» INSTRUCTIONS FOR THE TASK:
Copy every line of the listing that holds the string "matplotlib".

» SUPPLIED INFORMATION:
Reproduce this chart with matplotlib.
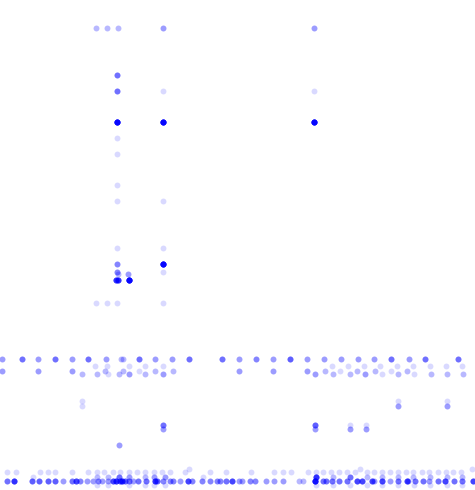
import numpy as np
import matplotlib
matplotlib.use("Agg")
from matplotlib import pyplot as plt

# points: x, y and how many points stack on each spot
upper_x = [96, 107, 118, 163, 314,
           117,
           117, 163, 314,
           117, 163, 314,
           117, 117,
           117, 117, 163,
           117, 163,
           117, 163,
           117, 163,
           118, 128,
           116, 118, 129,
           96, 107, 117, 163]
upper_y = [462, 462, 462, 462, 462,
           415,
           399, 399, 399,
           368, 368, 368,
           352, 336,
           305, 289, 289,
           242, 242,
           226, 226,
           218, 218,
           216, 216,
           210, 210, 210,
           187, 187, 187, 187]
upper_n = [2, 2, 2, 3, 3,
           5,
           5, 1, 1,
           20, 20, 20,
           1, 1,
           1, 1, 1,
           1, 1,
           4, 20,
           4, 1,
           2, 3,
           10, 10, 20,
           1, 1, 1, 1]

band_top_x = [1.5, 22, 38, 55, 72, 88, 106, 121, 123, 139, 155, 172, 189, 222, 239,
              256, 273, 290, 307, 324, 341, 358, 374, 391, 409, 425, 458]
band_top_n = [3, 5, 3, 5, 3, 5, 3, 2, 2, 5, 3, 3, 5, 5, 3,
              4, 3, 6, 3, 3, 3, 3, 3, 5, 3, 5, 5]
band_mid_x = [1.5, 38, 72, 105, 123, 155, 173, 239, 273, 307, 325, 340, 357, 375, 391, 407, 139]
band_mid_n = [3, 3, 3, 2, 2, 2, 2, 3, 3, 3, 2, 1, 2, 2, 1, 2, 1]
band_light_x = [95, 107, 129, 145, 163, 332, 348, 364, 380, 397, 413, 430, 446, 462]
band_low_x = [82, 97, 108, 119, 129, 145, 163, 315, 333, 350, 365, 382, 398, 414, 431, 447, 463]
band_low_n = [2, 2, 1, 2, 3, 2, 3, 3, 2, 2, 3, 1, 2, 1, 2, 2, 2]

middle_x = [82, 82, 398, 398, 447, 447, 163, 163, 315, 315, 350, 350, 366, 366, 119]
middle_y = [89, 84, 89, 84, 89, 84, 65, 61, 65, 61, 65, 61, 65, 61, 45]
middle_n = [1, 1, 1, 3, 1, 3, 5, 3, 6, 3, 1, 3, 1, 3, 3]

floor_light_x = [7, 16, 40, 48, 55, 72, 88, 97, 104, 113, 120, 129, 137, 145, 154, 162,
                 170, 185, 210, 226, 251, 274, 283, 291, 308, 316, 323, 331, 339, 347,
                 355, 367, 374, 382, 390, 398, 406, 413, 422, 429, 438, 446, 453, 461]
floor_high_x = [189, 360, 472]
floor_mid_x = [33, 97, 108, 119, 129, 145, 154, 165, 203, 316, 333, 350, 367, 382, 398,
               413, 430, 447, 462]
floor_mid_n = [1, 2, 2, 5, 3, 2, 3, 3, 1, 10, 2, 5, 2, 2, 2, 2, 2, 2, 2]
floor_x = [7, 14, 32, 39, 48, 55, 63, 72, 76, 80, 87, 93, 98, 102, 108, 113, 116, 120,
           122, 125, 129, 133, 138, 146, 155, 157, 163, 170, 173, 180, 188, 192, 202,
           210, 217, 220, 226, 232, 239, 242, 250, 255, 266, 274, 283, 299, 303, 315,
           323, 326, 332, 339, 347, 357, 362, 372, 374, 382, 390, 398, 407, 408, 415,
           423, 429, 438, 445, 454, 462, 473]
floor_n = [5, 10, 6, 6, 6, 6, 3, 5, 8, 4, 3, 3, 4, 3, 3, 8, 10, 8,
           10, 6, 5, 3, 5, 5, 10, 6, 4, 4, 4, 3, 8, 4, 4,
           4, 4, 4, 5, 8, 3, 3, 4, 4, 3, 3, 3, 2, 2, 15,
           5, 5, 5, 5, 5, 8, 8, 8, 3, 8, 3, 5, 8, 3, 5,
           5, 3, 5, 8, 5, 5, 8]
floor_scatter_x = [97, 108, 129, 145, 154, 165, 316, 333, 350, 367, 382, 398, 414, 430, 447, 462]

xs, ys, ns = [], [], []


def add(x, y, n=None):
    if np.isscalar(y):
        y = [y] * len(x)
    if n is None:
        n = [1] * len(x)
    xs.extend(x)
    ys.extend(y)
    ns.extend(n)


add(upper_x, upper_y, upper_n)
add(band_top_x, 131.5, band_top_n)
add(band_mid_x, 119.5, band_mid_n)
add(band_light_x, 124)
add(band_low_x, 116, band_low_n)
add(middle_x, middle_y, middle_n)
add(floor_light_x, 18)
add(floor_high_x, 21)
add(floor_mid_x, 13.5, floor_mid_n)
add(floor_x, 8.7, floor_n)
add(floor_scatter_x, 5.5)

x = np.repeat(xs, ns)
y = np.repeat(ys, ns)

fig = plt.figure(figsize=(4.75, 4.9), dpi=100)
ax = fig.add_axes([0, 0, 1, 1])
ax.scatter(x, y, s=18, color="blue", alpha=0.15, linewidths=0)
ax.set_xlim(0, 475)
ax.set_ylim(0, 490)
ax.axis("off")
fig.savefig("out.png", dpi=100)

» EXERCISE ANSWER:
Reproduce this chart with matplotlib.
import matplotlib
matplotlib.use("Agg")
from matplotlib import pyplot as plt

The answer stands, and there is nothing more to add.